Paul Tait

Personal information
- Full name: Paul Ronald Tait
- Date of birth: 31 July 1971 (age 54)
- Place of birth: Sutton Coldfield, England
- Height: 6 ft 1 in (1.85 m)
- Position: Midfielder

Youth career
- 1987–1988: Birmingham City

Senior career*
- Years: Team / Apps / (Gls)
- 1988–1999: Birmingham City / 170 / (14)
- 1994: → Millwall (loan) / 0 / (0)
- 1997–1998: → Northampton Town (loan) / 3 / (0)
- 1999–2002: Oxford United / 91 / (3)
- 2002–2003: Nea Salamis / 7 / (0)
- Total:  / 271 / (17)

= Paul Tait (footballer, born 1971) =

English footballer

Paul Ronald Tait (born 31 July 1971) is an English former professional footballer who made more than 250 appearances in the Football League.

==Club career==
Tait was born in Sutton Coldfield, which was then part of Warwickshire. As a youth he played as a striker, but he spent most of his playing career as a midfielder. He made his first-team debut for Birmingham City as a 16-year-old substitute against Leeds United in the last match of the 1987–88 season, and turned professional a few months later.
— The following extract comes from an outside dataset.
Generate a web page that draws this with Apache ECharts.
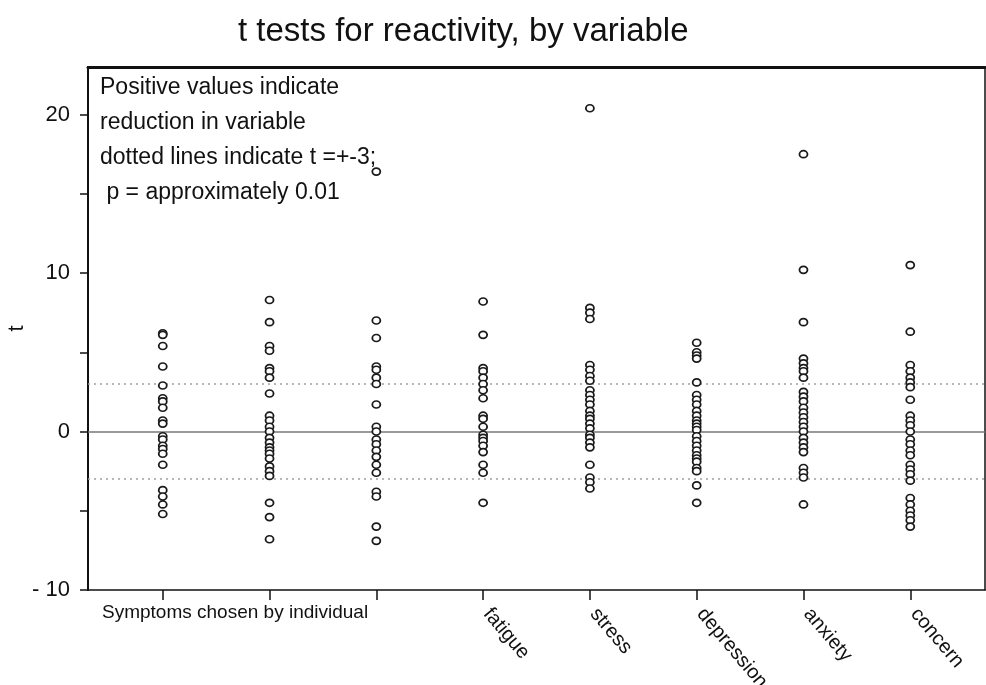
<!DOCTYPE html>
<html>
<head>
<meta charset="utf-8">
<script src="https://cdn.jsdelivr.net/npm/echarts@6/dist/echarts.min.js"></script>
<style>html,body{margin:0;padding:0;background:#fff}#c{width:986px;height:685px}</style>
</head>
<body>
<div id="c"></div>
<script>
const categories = ['', '', '', 'fatigue', 'stress', 'depression', 'anxiety', 'concern'];
const sym1 = [6.2, 6.1, 5.4, 4.1, 2.9, 2.1, 1.9, 1.5, 0.7, 0.5, -0.3, -0.5, -0.9, -1.1, -1.4, -2.1, -3.7, -4.1, -4.6, -5.2];
const sym2 = [8.3, 6.9, 5.4, 5.1, 4.0, 3.8, 3.4, 2.4, 1.0, 0.7, 0.3, 0.0, -0.4, -0.7, -1.0, -1.2, -1.4, -1.7, -2.2, -2.5, -2.8, -4.5, -5.4, -6.8];
const sym3 = [16.4, 7.0, 5.9, 4.1, 3.9, 3.4, 3.0, 1.7, 0.3, 0.0, -0.5, -0.8, -1.2, -1.6, -2.1, -2.6, -3.8, -4.1, -6.0, -6.9];
const fatigue = [8.2, 6.1, 4.0, 3.8, 3.4, 3.0, 2.6, 2.1, 1.0, 0.8, 0.3, -0.2, -0.4, -0.6, -0.9, -1.3, -2.1, -2.6, -4.5];
const stress = [20.4, 7.8, 7.5, 7.1, 4.2, 3.9, 3.5, 3.2, 2.6, 2.3, 2.0, 1.7, 1.3, 1.0, 0.8, 0.5, 0.2, -0.2, -0.4, -0.7, -1.0, -2.1, -2.9, -3.2, -3.6];
const depression = [5.6, 5.0, 4.8, 4.6, 3.1, 2.3, 2.0, 1.7, 1.3, 1.0, 0.7, 0.5, 0.3, 0.1, -0.3, -0.6, -0.9, -1.2, -1.5, -1.7, -1.9, -2.3, -2.5, -3.4, -4.5];
const anxiety = [17.5, 10.2, 6.9, 4.6, 4.3, 4.0, 3.8, 3.4, 2.5, 2.2, 1.9, 1.5, 1.2, 0.9, 0.6, 0.3, 0.0, -0.4, -0.7, -1.0, -1.3, -2.3, -2.6, -2.9, -4.6];
const concern = [10.5, 6.3, 4.2, 3.8, 3.4, 3.1, 2.8, 2.0, 1.0, 0.7, 0.4, 0.0, -0.5, -0.8, -1.2, -1.5, -2.1, -2.4, -2.7, -3.1, -4.2, -4.6, -5.0, -5.3, -5.6, -6.0];
const columns = [sym1, sym2, sym3, fatigue, stress, depression, anxiety, concern];
const xTickValues = [0, 1, 2, 3, 4, 5, 6, 7];
const xLabelValues = [3, 4, 5, 6, 7];
const yTickValues = [-10, -5, 0, 5, 10, 15, 20];
const yLabelValues = [-10, 0, 10, 20];
const zeroLine = 0;
const dottedLines = [3, -3];
const titleText = 't tests for reactivity, by variable';
const noteLines = ['Positive values indicate', 'reduction in variable', 'dotted lines indicate t =+-3;', ' p = approximately 0.01'];
const groupLabel = 'Symptoms chosen by individual';

const FONT = 'Liberation Sans, Arial, sans-serif';
const chart = echarts.init(document.getElementById('c'), null, {renderer: 'canvas'});

const series = columns.map((vals, i) => ({
  type: 'scatter',
  data: vals.map(v => [i, v]),
  symbol: 'circle',
  symbolSize: [8, 7],
  itemStyle: {color: '#fff', borderColor: '#1a1a1a', borderWidth: 1.7, opacity: 1},
  z: 5,
  silent: true
}));
series[0].markLine = {
  silent: true,
  symbol: 'none',
  label: {show: false},
  animation: false,
  z: 1,
  data: [
    {yAxis: zeroLine, lineStyle: {color: '#777', width: 1.5, type: 'solid'}},
    ...dottedLines.map(v => ({yAxis: v, lineStyle: {color: '#a0a0a0', width: 1.6, type: [2, 4]}}))
  ]
};

chart.setOption({
  animation: false,
  backgroundColor: '#fff',
  title: {
    text: titleText, left: 233, top: 10,
    textStyle: {fontFamily: FONT, fontSize: 33, fontWeight: 'normal', color: '#111'}
  },
  grid: {left: 88, top: 67, right: 1, bottom: 95, outerBoundsMode: 'none', containLabel: false},
  xAxis: [{
    type: 'value', min: -0.7, max: 7.7, position: 'bottom',
    axisLine: {show: true, onZero: false, lineStyle: {color: '#111', width: 1.5}},
    axisTick: {show: true, customValues: xTickValues, length: 10, lineStyle: {color: '#111', width: 1.5}},
    axisLabel: {
      show: true, customValues: xLabelValues,
      formatter: v => categories[Math.round(v)],
      rotate: -50, margin: 16, padding: [0, 0, 0, 6], fontSize: 20, fontFamily: FONT, color: '#111'
    },
    splitLine: {show: false}
  }, {
    type: 'value', min: -0.7, max: 7.7, position: 'top',
    axisLine: {show: true, onZero: false, lineStyle: {color: '#111', width: 3}},
    axisTick: {show: false}, axisLabel: {show: false}, splitLine: {show: false}
  }],
  yAxis: [{
    type: 'value', min: -10, max: 23, position: 'left',
    name: 't', nameLocation: 'middle', nameGap: 60, nameRotate: 90, nameMoveOverlap: false,
    nameTextStyle: {fontFamily: FONT, fontSize: 22, color: '#111'},
    axisLine: {show: true, onZero: false, lineStyle: {color: '#111', width: 2}},
    axisTick: {show: true, customValues: yTickValues, length: 8, lineStyle: {color: '#111', width: 1.5}},
    axisLabel: {
      show: true, customValues: yLabelValues,
      formatter: v => v < 0 ? '- ' + Math.abs(v) : String(v),
      margin: 18, fontSize: 22, fontFamily: FONT, color: '#111'
    },
    splitLine: {show: false}
  }, {
    type: 'value', min: -10, max: 23, position: 'right',
    axisLine: {show: true, onZero: false, lineStyle: {color: '#111', width: 1.5}},
    axisTick: {show: false}, axisLabel: {show: false}, splitLine: {show: false}
  }],
  graphic: [{
    type: 'text', left: 100, top: 70, silent: true,
    style: {text: noteLines.join('\n'), font: '23px ' + FONT, fill: '#111', lineHeight: 35}
  }, {
    type: 'text', left: 102, top: 603, silent: true,
    style: {text: groupLabel, font: '19px ' + FONT, fill: '#111'}
  }],
  series: series
});
</script>
</body>
</html>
He received media coverage during the 1995 Football League Trophy Final when, after scoring the winner, he revealed a T-shirt reading "Shit on the Villa", aimed at City's rivals Aston Villa. He was fined two weeks' wages for the incident, which was echoed in the same fixture eleven years later by Swansea City players.

Tait had loan spells with Millwall and, towards the end of his time at Birmingham, with Northampton Town. He moved on to Oxford United in January 1999, where he spent two-and-a-half years. He also played for the Cypriot team Nea Salamis.